A house is a building or structure whose design and function is suitable for human habitation, providing shelter and protection. To build a house, we need qualified contractors, civil and structural engineers, tradespeople, permits, etc. The finished product is a tangible asset, having fiscal value, and the transference of same generally involves a number of professionals, from Realtors to Bankers/Loan Officers, Insurers, possibly even Attorneys. There is no emotional attachment to a house. It is just a thing that can be bought, traded, sold, owned.
Not so a home. It is intangible. There is no such thing as a “Spec Home.”

A house can only become a home, when people move in, when they bring humanity, heart, feelings, emotions into the physical space. House connotes structure. Home: connection, peace, love, comfort, happiness, security, sanctuary, a sense of belonging.
In a nutshell, consider it the difference between a body and a soul. The body (house) is a physical, tangible thing, the soul (home) a spiritual, vivifying but transcendent thing. For a time the two can co-mingle, but house and home will start and end separately.
The ironic thing is that though a households monetary value, while a home holds none, of the two, the one with no monetary value is the priceless, most precious one. The truth of this is captured in countless enduring popular sayings. Here are just a few.
“Be it ever so humble, there’s no place like home.”
You never hear, “no place like house.”
“Home sweet home,” never “House sweet house” (unless it maybe just earned you a huge profit on sale, then maybe…).
“Home is where the heart is.” I’ve never heard, “House is where the heart is.”
We say, “We’d like to invite you to our home,” not “our house.”
We “feel at home,” not “at house.” And we tell a visitor or guest , “make yourself at home,” not “at house.”
And surely, when we get to an age a loved one or even ourselves, need extra care, we would hope to find them or ourselves in a “rest home,” not a “rest house.”
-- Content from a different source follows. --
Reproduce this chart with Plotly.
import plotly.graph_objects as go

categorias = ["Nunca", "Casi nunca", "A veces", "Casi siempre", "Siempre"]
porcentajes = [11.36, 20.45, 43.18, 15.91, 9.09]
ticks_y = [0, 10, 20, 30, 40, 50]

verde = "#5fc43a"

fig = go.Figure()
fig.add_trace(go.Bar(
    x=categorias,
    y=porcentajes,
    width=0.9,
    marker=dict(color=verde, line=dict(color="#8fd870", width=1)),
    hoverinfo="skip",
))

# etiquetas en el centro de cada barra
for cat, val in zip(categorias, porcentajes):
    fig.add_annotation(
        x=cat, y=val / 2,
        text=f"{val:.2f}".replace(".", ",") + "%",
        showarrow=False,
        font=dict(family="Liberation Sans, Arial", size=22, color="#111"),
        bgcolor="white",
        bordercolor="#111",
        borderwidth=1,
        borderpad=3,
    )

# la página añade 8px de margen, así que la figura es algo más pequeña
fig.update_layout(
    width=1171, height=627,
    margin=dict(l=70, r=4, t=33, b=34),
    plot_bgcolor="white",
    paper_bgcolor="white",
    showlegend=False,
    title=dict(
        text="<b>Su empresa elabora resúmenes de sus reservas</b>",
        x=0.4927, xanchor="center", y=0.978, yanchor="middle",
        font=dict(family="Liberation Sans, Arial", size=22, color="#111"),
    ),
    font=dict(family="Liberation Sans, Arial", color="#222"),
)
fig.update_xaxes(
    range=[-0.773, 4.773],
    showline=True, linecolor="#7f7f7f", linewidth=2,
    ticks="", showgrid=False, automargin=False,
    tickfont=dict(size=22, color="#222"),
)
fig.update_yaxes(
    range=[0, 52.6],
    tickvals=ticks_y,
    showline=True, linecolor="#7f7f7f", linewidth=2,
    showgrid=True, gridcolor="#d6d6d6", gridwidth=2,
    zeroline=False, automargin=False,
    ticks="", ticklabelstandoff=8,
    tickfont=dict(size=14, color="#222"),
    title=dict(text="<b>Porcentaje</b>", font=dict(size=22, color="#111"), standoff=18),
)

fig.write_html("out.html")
Home always elicited and radiates an emotional connection. So it comes as no surprise the word itself embodies something so much bigger than any brick and mortar structure. For example, we might say, “Arizona is my home,” or “the U.S., AMERICA, is my home.”
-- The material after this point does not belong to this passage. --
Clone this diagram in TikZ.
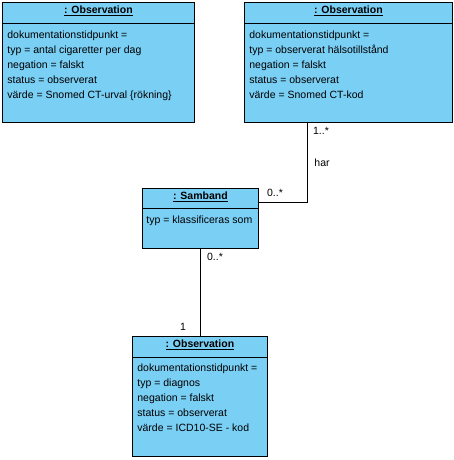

Oliver Wendell Homes observed: “Where we love is home. Home that our feet may leave, but not our hearts.
We’ll say “Homeward bound,” which has a warm, welcoming inviting pull, whereas connecting the word house to bound, as in “house bound,” flips the connotation to something claustrophobic, and negative.
One of the saddest and most tragic terms in our language is “homeless.” It says so much more, and goes so much deeper than if we said “houseless.” Humans can survive without a house. But one cannot survive long without a home.
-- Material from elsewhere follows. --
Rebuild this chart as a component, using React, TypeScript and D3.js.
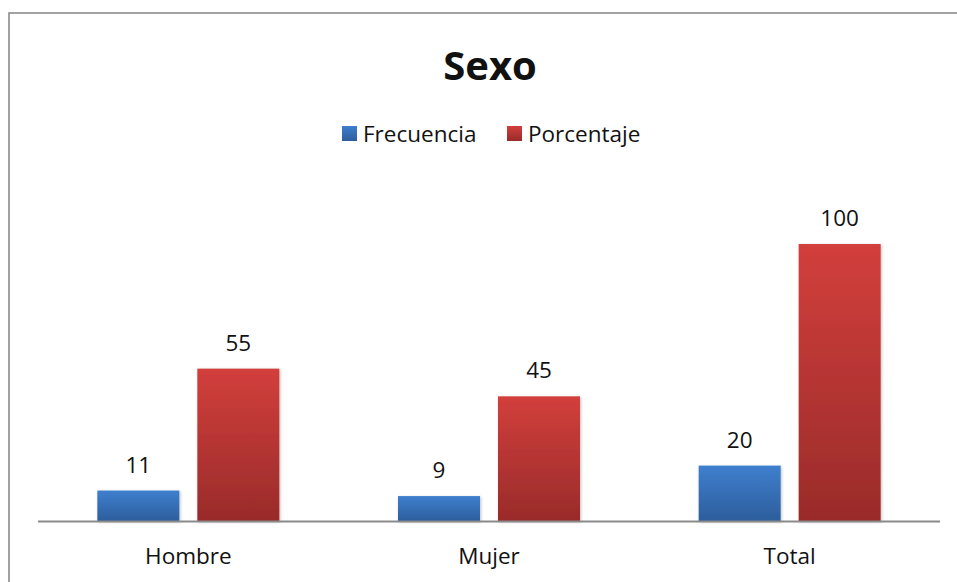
import React, { useEffect, useRef } from 'react';
import * as d3 from 'd3';

const categories = ['Hombre', 'Mujer', 'Total'];
const seriesNames = ['Frecuencia', 'Porcentaje'];
const frecuencia = [11, 9, 20];
const porcentaje = [55, 45, 100];

const W = 957;
const H = 582;

const App = () => {
  const ref = useRef<SVGSVGElement>(null);

  useEffect(() => {
    const svg = d3.select(ref.current);
    svg.selectAll('*').remove();

    const font = "'Open Sans', 'Noto Sans', sans-serif";
    const axisLeft = 38;
    const axisRight = 940;
    const baseline = 521;

    // gradients for the bars
    const defs = svg.append('defs');
    const grads = [
      { id: 'gBlue', top: '#3e7fce', bottom: '#2d5e9c' },
      { id: 'gRed', top: '#d23f3c', bottom: '#992b2a' },
    ];
    grads.forEach((g) => {
      const lg = defs.append('linearGradient').attr('id', g.id).attr('x1', 0).attr('y1', 0).attr('x2', 0).attr('y2', 1);
      lg.append('stop').attr('offset', '0%').attr('stop-color', g.top);
      lg.append('stop').attr('offset', '100%').attr('stop-color', g.bottom);
    });
    const filt = defs.append('filter').attr('id', 'shadow').attr('x', '-20%').attr('y', '-20%').attr('width', '140%').attr('height', '140%');
    filt.append('feDropShadow').attr('dx', 1).attr('dy', 1).attr('stdDeviation', 1.5).attr('flood-color', '#000').attr('flood-opacity', 0.25);

    // outer border
    svg.append('rect')
      .attr('x', 9).attr('y', 13).attr('width', 1000).attr('height', 1000)
      .attr('fill', 'white').attr('stroke', '#8c8c8c').attr('stroke-width', 1.6);

    // scales
    const x0 = d3.scaleBand().domain(categories).range([axisLeft, axisRight]).paddingInner(0).paddingOuter(0);
    const x1 = d3.scaleBand().domain(seriesNames).range([0, 182]).paddingInner(0.18);
    const groupOffset = (x0.bandwidth() - 182) / 2;
    const y = d3.scaleLinear().domain([0, 120]).range([baseline, baseline - 2.77 * 120]);

    const series = [
      { name: 'Frecuencia', values: frecuencia, fill: 'url(#gBlue)' },
      { name: 'Porcentaje', values: porcentaje, fill: 'url(#gRed)' },
    ];

    series.forEach((s) => {
      const g = svg.append('g');
      g.selectAll('rect')
        .data(categories)
        .enter()
        .append('rect')
        .attr('x', (d) => (x0(d) as number) + groupOffset + (x1(s.name) as number))
        .attr('y', (d, i) => y(s.values[i]))
        .attr('width', x1.bandwidth())
        .attr('height', (d, i) => baseline - y(s.values[i]))
        .attr('fill', s.fill)
        .attr('filter', 'url(#shadow)');

      g.selectAll('text')
        .data(categories)
        .enter()
        .append('text')
        .text((d, i) => s.values[i])
        .attr('x', (d) => (x0(d) as number) + groupOffset + (x1(s.name) as number) + x1.bandwidth() / 2)
        .attr('y', (d, i) => y(s.values[i]) - 18)
        .attr('text-anchor', 'middle')
        .attr('font-family', font)
        .attr('font-size', '22.5px')
        .attr('fill', '#111');
    });

    // x axis line
    svg.append('line')
      .attr('x1', axisLeft).attr('x2', axisRight)
      .attr('y1', baseline + 0.5).attr('y2', baseline + 0.5)
      .attr('stroke', '#8a8a8a').attr('stroke-width', 2);

    // category labels
    svg.append('g')
      .selectAll('text')
      .data(categories)
      .enter()
      .append('text')
      .text((d) => d)
      .attr('x', (d) => (x0(d) as number) + x0.bandwidth() / 2)
      .attr('y', 564)
      .attr('text-anchor', 'middle')
      .attr('font-family', font)
      .attr('font-size', '22.5px')
      .attr('fill', '#111');

    // title
    svg.append('text')
      .text('Sexo')
      .attr('x', 490)
      .attr('y', 80)
      .attr('text-anchor', 'middle')
      .attr('font-family', font)
      .attr('font-weight', 'bold')
      .attr('font-size', '40px')
      .attr('fill', '#111');

    // legend
    const legendItems = [
      { name: seriesNames[0], fill: 'url(#gBlue)', x: 342 },
      { name: seriesNames[1], fill: 'url(#gRed)', x: 507 },
    ];
    const legend = svg.append('g')
      .selectAll('g')
      .data(legendItems)
      .enter()
      .append('g')
      .attr('transform', (d) => `translate(${d.x}, 126)`);
    legend.append('rect')
      .attr('width', 15).attr('height', 15)
      .attr('fill', (d) => d.fill);
    legend.append('text')
      .text((d) => d.name)
      .attr('x', 21)
      .attr('y', 16)
      .attr('font-family', font)
      .attr('font-size', '22.5px')
      .attr('fill', '#111');
  }, []);

  return (
    <svg
      ref={ref}
      width={W}
      height={H}
      style={{ position: 'absolute', left: 0, top: 0, display: 'block', background: 'white' }}
    />
  );
};

export default App;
Vernon Baker, an author, shared that: “Home is where the heart can laugh without shyness. Home is where the heart tears can dry at their own pace.
“I think that when you invite people to your home, you invite them to yourself.” Oprah Winfrey
“Home is about people. Not a place. If you got back there after the people are gone, then all you can see is what is not there anymore.” Robin Hobb, writer (I would add, all you have there then is a house, the husk not the soul).
Two years ago, pulled by nostalgia, I returned to my hometown of Sierra Madre, California, to visit my childhood “home.” I cannot tell you the melancholy and sadness I felt looking at it.
I stopped and talked to the present owners, shared I had lived there once, and that my father, a contractor, had built that house 73 years prior.
The present owner asked if I could recall what the house had cost to build back then. My dad had told me once that it was about $20,000 dollars.
The present owner said a similar house just down the street has just sold for a close to a million dollars. What would my memories be worth?
So yes, the terminology is important. A house is about wallet. A home is about heart.